Supplied information →
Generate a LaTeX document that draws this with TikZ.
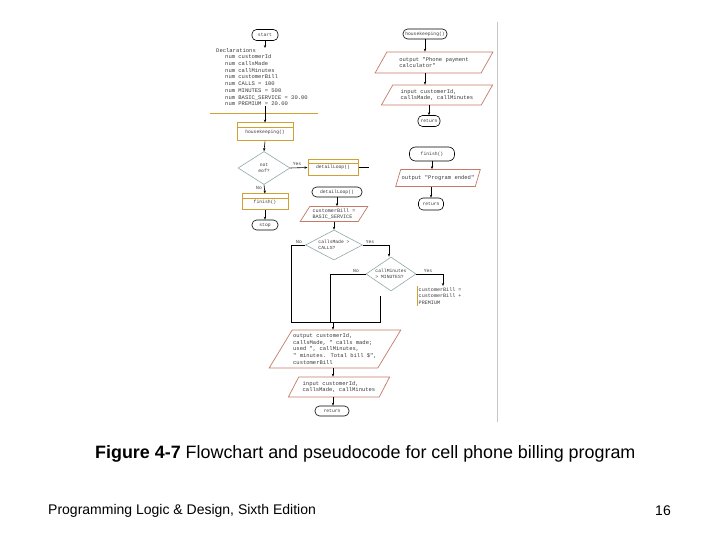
\documentclass[tikz,border=0pt]{standalone}
\usepackage{fontspec}
\setmainfont{Liberation Sans}
\newfontfamily\fcmono{Liberation Mono}
\usetikzlibrary{shapes.geometric,arrows.meta}
\definecolor{goldc}{HTML}{D0A030}
\definecolor{tealc}{HTML}{8FA9AA}
\definecolor{parac}{HTML}{C47A66}
\definecolor{txtc}{HTML}{3A3A3A}
\tikzset{
  fc/.style={font=\fcmono\fontsize{5.5}{6.7}\selectfont, text=txtc},
  fcs/.style={font=\fcmono\fontsize{4.7}{5.6}\selectfont, text=txtc},
  fcm/.style={font=\fcmono\fontsize{5.1}{6.4}\selectfont, text=txtc},
  term/.style={fcs, draw=black, line width=0.6pt, rounded corners=4.5pt, inner sep=1pt, align=center},
  predef/.style={fcs, draw=goldc, line width=1pt, inner sep=1pt, align=center,
     path picture={\draw[goldc, line width=0.7pt] ([yshift=-4pt]path picture bounding box.north west) -- ([yshift=-4pt]path picture bounding box.north east);}},
  dec/.style={fcs, draw=tealc, line width=0.6pt, diamond, inner sep=0pt, align=left, shape aspect=1.7},
  para/.style={fc, draw=parac, line width=0.7pt, trapezium, trapezium left angle=55, trapezium right angle=125, trapezium stretches=true, inner sep=1pt, align=left},
  conn/.style={line width=0.6pt, black},
  arr/.style={conn, -{Stealth[length=3pt,width=2.4pt]}},
  lbl/.style={fcs, inner sep=0pt}
}
\begin{document}
\begin{tikzpicture}[x=1pt,y=-1pt]
\useasboundingbox (0,0) rectangle (720,540);
\fill[white] (0,0) rectangle (720,540);

% right edge of scanned figure
\draw[gray!45, line width=0.5pt] (497.5,22) -- (497.5,422);

% ---------- main line ----------
\node[term, minimum width=26pt, minimum height=11pt] (start) at (265,35) {start};
\node[fc, anchor=north west, align=left, inner sep=0pt] (decl) at (216,48) {Declarations\\
\hspace*{9pt}num customerId\\
\hspace*{9pt}num callsMade\\
\hspace*{9pt}num callMinutes\\
\hspace*{9pt}num customerBill\\
\hspace*{9pt}num CALLS = 100\\
\hspace*{9pt}num MINUTES = 500\\
\hspace*{9pt}num BASIC\_SERVICE = 30.00\\
\hspace*{9pt}num PREMIUM = 20.00};
\coordinate (ylL) at (210,113.5);
\coordinate (ylR) at (318,113.5);
\draw[goldc, line width=1pt] (ylL) -- (ylR);
\draw[arr] (start.south) -- (start.south |- decl.north);

\node[predef, minimum width=56pt, minimum height=18pt] (hk) at (265,132) {\raisebox{-2pt}{housekeeping()}};
\draw[arr] (hk.north |- decl.south) -- (hk.north);

\node[dec, minimum width=52pt, minimum height=33pt, align=center] (eof) at (264,168) {not\\eof?};
\draw[arr] (hk.south) -- (eof.north);

\node[predef, minimum width=50pt, minimum height=16pt] (dl) at (333,167.5) {\raisebox{-2pt}{detailLoop()}};
\coordinate (dlEnd) at (369,167.5);
\draw[arr] (eof.east) -- (dl.west);
\draw[conn] (dl.east) -- (dlEnd);
\node[lbl, anchor=south] (yes0) at (297,166) {Yes};

\node[predef, minimum width=46pt, minimum height=16pt] (fin) at (265,202) {\raisebox{-2pt}{finish()}};
\draw[arr] (eof.south) -- (fin.north);
\node[lbl] (no0) at (259,188) {No};

\node[term, minimum width=26pt, minimum height=10pt] (stop) at (265,225) {stop};
\draw[arr] (fin.south) -- (stop.north);

% ---------- housekeeping module ----------
\node[term, minimum width=44pt, minimum height=10pt] (hkT) at (425,34) {housekeeping()};
\node[para, minimum width=118pt, minimum height=21pt] (out1) at (434,62.5) {output "Phone payment\\calculator"};
\node[para, minimum width=112pt, minimum height=20pt] (in1) at (437,95) {input customerId,\\callsMade, callMinutes};
\node[term, minimum width=22pt, minimum height=11pt] (ret1) at (429,121) {return};
\draw[arr] (hkT.south) -- (hkT.south |- out1.north);
\draw[arr] (hkT.south |- out1.south) -- (hkT.south |- in1.north);
\draw[arr] (ret1.north |- in1.south) -- (ret1.north);

% ---------- finish module ----------
\node[term, minimum width=45pt, minimum height=14pt, rounded corners=6pt] (finT) at (432,154) {finish()};
\node[para, minimum width=77pt, minimum height=17pt] (out2) at (438,178) {output "Program ended"};
\node[term, minimum width=25pt, minimum height=12pt] (ret2) at (431,204) {return};
\draw[arr] (finT.south) -- (finT.south |- out2.north);
\draw[arr] (ret2.north |- out2.south) -- (ret2.north);

% ---------- detailLoop module ----------
\node[term, minimum width=50pt, minimum height=10pt] (dlT) at (337,192) {detailLoop()};
\node[para, fcm, minimum width=68pt, minimum height=15pt] (bill1) at (334,214) {customerBill =\\BASIC\_SERVICE};
\draw[arr] (dlT.south) -- (dlT.south |- bill1.north);
\node[dec, minimum width=57pt, minimum height=30pt] (d1) at (334,245) {callsMade >\\CALLS?};
\draw[arr] (bill1.south -| d1.north) -- (d1.north);

\coordinate (c1) at (291,245);
\coordinate (j1) at (291,322.5);
\draw[conn] (d1.west) -- (c1) -- (j1);
\node[lbl, anchor=south] (no1) at (299,244) {No};

\node[dec, minimum width=50pt, minimum height=34pt] (d2) at (391,274) {callMinutes\\> MINUTES?};
\coordinate (c2) at (389,245);
\draw[conn] (d1.east) -- (c2);
\draw[arr] (c2) -- (c2 |- d2.north);
\node[lbl, anchor=south] (yes1) at (370,244) {Yes};

\coordinate (c3) at (330,274);
\coordinate (j3) at (330,322.5);
\draw[conn] (d2.west) -- (c3) -- (j3);
\node[lbl, anchor=south] (no2) at (356,273) {No};

\coordinate (c4) at (443,274);
\node[fcm, anchor=north west, align=left, inner sep=1.5pt] (prem) at (417,286) {customerBill =\\customerBill +\\PREMIUM};
\draw[goldc, line width=1pt] (prem.north west) -- (prem.south west);
\draw[conn] (d2.east) -- (c4);
\draw[arr] (c4) -- (c4 |- prem.north);
\node[lbl, anchor=south] (yes2) at (428,273) {Yes};

\coordinate (c5) at (380,296);
\coordinate (j5) at (380,322.5);
\draw[conn] (c5) -- (j5);
\draw[conn] (j1) -- (j5);

\node[para, minimum width=126pt, minimum height=38pt] (out3) at (335,349) {output customerId,\\callsMade, " calls made;\\used ", callMinutes,\\" minutes. Total bill \$",\\customerBill};
\coordinate (j0) at (333,322.5);
\draw[arr] (j0) -- (j0 |- out3.north);

\node[para, minimum width=102pt, minimum height=20pt] (in3) at (339,387) {input customerId,\\callsMade, callMinutes};
\draw[arr] (j0 |- out3.south) -- (j0 |- in3.north);

\node[term, minimum width=34pt, minimum height=10pt] (ret3) at (332,411) {return};
\draw[arr] (j0 |- in3.south) -- (j0 |- ret3.north);

% ---------- captions ----------
\node[anchor=west, inner sep=0pt, font=\fontsize{17.9}{21}\selectfont] (cap) at (95,453.5) {\textbf{Figure 4-7} Flowchart and pseudocode for cell phone billing program};
\node[anchor=west, inner sep=0pt, font=\fontsize{14}{16}\selectfont] (foot) at (48,511) {Programming Logic \& Design, Sixth Edition};
\node[anchor=east, inner sep=0pt, font=\fontsize{14}{16}\selectfont] (pg) at (671,511) {16};
\end{tikzpicture}
\end{document}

Exercise prompt →
Copy out every line of the material above exactly, skipping the pictures.

Result →
Generate a LaTeX document that draws this with TikZ.
\documentclass[tikz,border=0pt]{standalone}
\usepackage{fontspec}
\setmainfont{Liberation Sans}
\newfontfamily\fcmono{Liberation Mono}
\usetikzlibrary{shapes.geometric,arrows.meta}
\definecolor{goldc}{HTML}{D0A030}
\definecolor{tealc}{HTML}{8FA9AA}
\definecolor{parac}{HTML}{C47A66}
\definecolor{txtc}{HTML}{3A3A3A}
\tikzset{
  fc/.style={font=\fcmono\fontsize{5.5}{6.7}\selectfont, text=txtc},
  fcs/.style={font=\fcmono\fontsize{4.7}{5.6}\selectfont, text=txtc},
  fcm/.style={font=\fcmono\fontsize{5.1}{6.4}\selectfont, text=txtc},
  term/.style={fcs, draw=black, line width=0.6pt, rounded corners=4.5pt, inner sep=1pt, align=center},
  predef/.style={fcs, draw=goldc, line width=1pt, inner sep=1pt, align=center,
     path picture={\draw[goldc, line width=0.7pt] ([yshift=-4pt]path picture bounding box.north west) -- ([yshift=-4pt]path picture bounding box.north east);}},
  dec/.style={fcs, draw=tealc, line width=0.6pt, diamond, inner sep=0pt, align=left, shape aspect=1.7},
  para/.style={fc, draw=parac, line width=0.7pt, trapezium, trapezium left angle=55, trapezium right angle=125, trapezium stretches=true, inner sep=1pt, align=left},
  conn/.style={line width=0.6pt, black},
  arr/.style={conn, -{Stealth[length=3pt,width=2.4pt]}},
  lbl/.style={fcs, inner sep=0pt}
}
\begin{document}
\begin{tikzpicture}[x=1pt,y=-1pt]
\useasboundingbox (0,0) rectangle (720,540);
\fill[white] (0,0) rectangle (720,540);

% right edge of scanned figure
\draw[gray!45, line width=0.5pt] (497.5,22) -- (497.5,422);

% ---------- main line ----------
\node[term, minimum width=26pt, minimum height=11pt] (start) at (265,35) {start};
\node[fc, anchor=north west, align=left, inner sep=0pt] (decl) at (216,48) {Declarations\\
\hspace*{9pt}num customerId\\
\hspace*{9pt}num callsMade\\
\hspace*{9pt}num callMinutes\\
\hspace*{9pt}num customerBill\\
\hspace*{9pt}num CALLS = 100\\
\hspace*{9pt}num MINUTES = 500\\
\hspace*{9pt}num BASIC\_SERVICE = 30.00\\
\hspace*{9pt}num PREMIUM = 20.00};
\coordinate (ylL) at (210,113.5);
\coordinate (ylR) at (318,113.5);
\draw[goldc, line width=1pt] (ylL) -- (ylR);
\draw[arr] (start.south) -- (start.south |- decl.north);

\node[predef, minimum width=56pt, minimum height=18pt] (hk) at (265,132) {\raisebox{-2pt}{housekeeping()}};
\draw[arr] (hk.north |- decl.south) -- (hk.north);

\node[dec, minimum width=52pt, minimum height=33pt, align=center] (eof) at (264,168) {not\\eof?};
\draw[arr] (hk.south) -- (eof.north);

\node[predef, minimum width=50pt, minimum height=16pt] (dl) at (333,167.5) {\raisebox{-2pt}{detailLoop()}};
\coordinate (dlEnd) at (369,167.5);
\draw[arr] (eof.east) -- (dl.west);
\draw[conn] (dl.east) -- (dlEnd);
\node[lbl, anchor=south] (yes0) at (297,166) {Yes};

\node[predef, minimum width=46pt, minimum height=16pt] (fin) at (265,202) {\raisebox{-2pt}{finish()}};
\draw[arr] (eof.south) -- (fin.north);
\node[lbl] (no0) at (259,188) {No};

\node[term, minimum width=26pt, minimum height=10pt] (stop) at (265,225) {stop};
\draw[arr] (fin.south) -- (stop.north);

% ---------- housekeeping module ----------
\node[term, minimum width=44pt, minimum height=10pt] (hkT) at (425,34) {housekeeping()};
\node[para, minimum width=118pt, minimum height=21pt] (out1) at (434,62.5) {output "Phone payment\\calculator"};
\node[para, minimum width=112pt, minimum height=20pt] (in1) at (437,95) {input customerId,\\callsMade, callMinutes};
\node[term, minimum width=22pt, minimum height=11pt] (ret1) at (429,121) {return};
\draw[arr] (hkT.south) -- (hkT.south |- out1.north);
\draw[arr] (hkT.south |- out1.south) -- (hkT.south |- in1.north);
\draw[arr] (ret1.north |- in1.south) -- (ret1.north);

% ---------- finish module ----------
\node[term, minimum width=45pt, minimum height=14pt, rounded corners=6pt] (finT) at (432,154) {finish()};
\node[para, minimum width=77pt, minimum height=17pt] (out2) at (438,178) {output "Program ended"};
\node[term, minimum width=25pt, minimum height=12pt] (ret2) at (431,204) {return};
\draw[arr] (finT.south) -- (finT.south |- out2.north);
\draw[arr] (ret2.north |- out2.south) -- (ret2.north);

% ---------- detailLoop module ----------
\node[term, minimum width=50pt, minimum height=10pt] (dlT) at (337,192) {detailLoop()};
\node[para, fcm, minimum width=68pt, minimum height=15pt] (bill1) at (334,214) {customerBill =\\BASIC\_SERVICE};
\draw[arr] (dlT.south) -- (dlT.south |- bill1.north);
\node[dec, minimum width=57pt, minimum height=30pt] (d1) at (334,245) {callsMade >\\CALLS?};
\draw[arr] (bill1.south -| d1.north) -- (d1.north);

\coordinate (c1) at (291,245);
\coordinate (j1) at (291,322.5);
\draw[conn] (d1.west) -- (c1) -- (j1);
\node[lbl, anchor=south] (no1) at (299,244) {No};

\node[dec, minimum width=50pt, minimum height=34pt] (d2) at (391,274) {callMinutes\\> MINUTES?};
\coordinate (c2) at (389,245);
\draw[conn] (d1.east) -- (c2);
\draw[arr] (c2) -- (c2 |- d2.north);
\node[lbl, anchor=south] (yes1) at (370,244) {Yes};

\coordinate (c3) at (330,274);
\coordinate (j3) at (330,322.5);
\draw[conn] (d2.west) -- (c3) -- (j3);
\node[lbl, anchor=south] (no2) at (356,273) {No};

\coordinate (c4) at (443,274);
\node[fcm, anchor=north west, align=left, inner sep=1.5pt] (prem) at (417,286) {customerBill =\\customerBill +\\PREMIUM};
\draw[goldc, line width=1pt] (prem.north west) -- (prem.south west);
\draw[conn] (d2.east) -- (c4);
\draw[arr] (c4) -- (c4 |- prem.north);
\node[lbl, anchor=south] (yes2) at (428,273) {Yes};

\coordinate (c5) at (380,296);
\coordinate (j5) at (380,322.5);
\draw[conn] (c5) -- (j5);
\draw[conn] (j1) -- (j5);

\node[para, minimum width=126pt, minimum height=38pt] (out3) at (335,349) {output customerId,\\callsMade, " calls made;\\used ", callMinutes,\\" minutes. Total bill \$",\\customerBill};
\coordinate (j0) at (333,322.5);
\draw[arr] (j0) -- (j0 |- out3.north);

\node[para, minimum width=102pt, minimum height=20pt] (in3) at (339,387) {input customerId,\\callsMade, callMinutes};
\draw[arr] (j0 |- out3.south) -- (j0 |- in3.north);

\node[term, minimum width=34pt, minimum height=10pt] (ret3) at (332,411) {return};
\draw[arr] (j0 |- in3.south) -- (j0 |- ret3.north);

% ---------- captions ----------
\node[anchor=west, inner sep=0pt, font=\fontsize{17.9}{21}\selectfont] (cap) at (95,453.5) {\textbf{Figure 4-7} Flowchart and pseudocode for cell phone billing program};
\node[anchor=west, inner sep=0pt, font=\fontsize{14}{16}\selectfont] (foot) at (48,511) {Programming Logic \& Design, Sixth Edition};
\node[anchor=east, inner sep=0pt, font=\fontsize{14}{16}\selectfont] (pg) at (671,511) {16};
\end{tikzpicture}
\end{document}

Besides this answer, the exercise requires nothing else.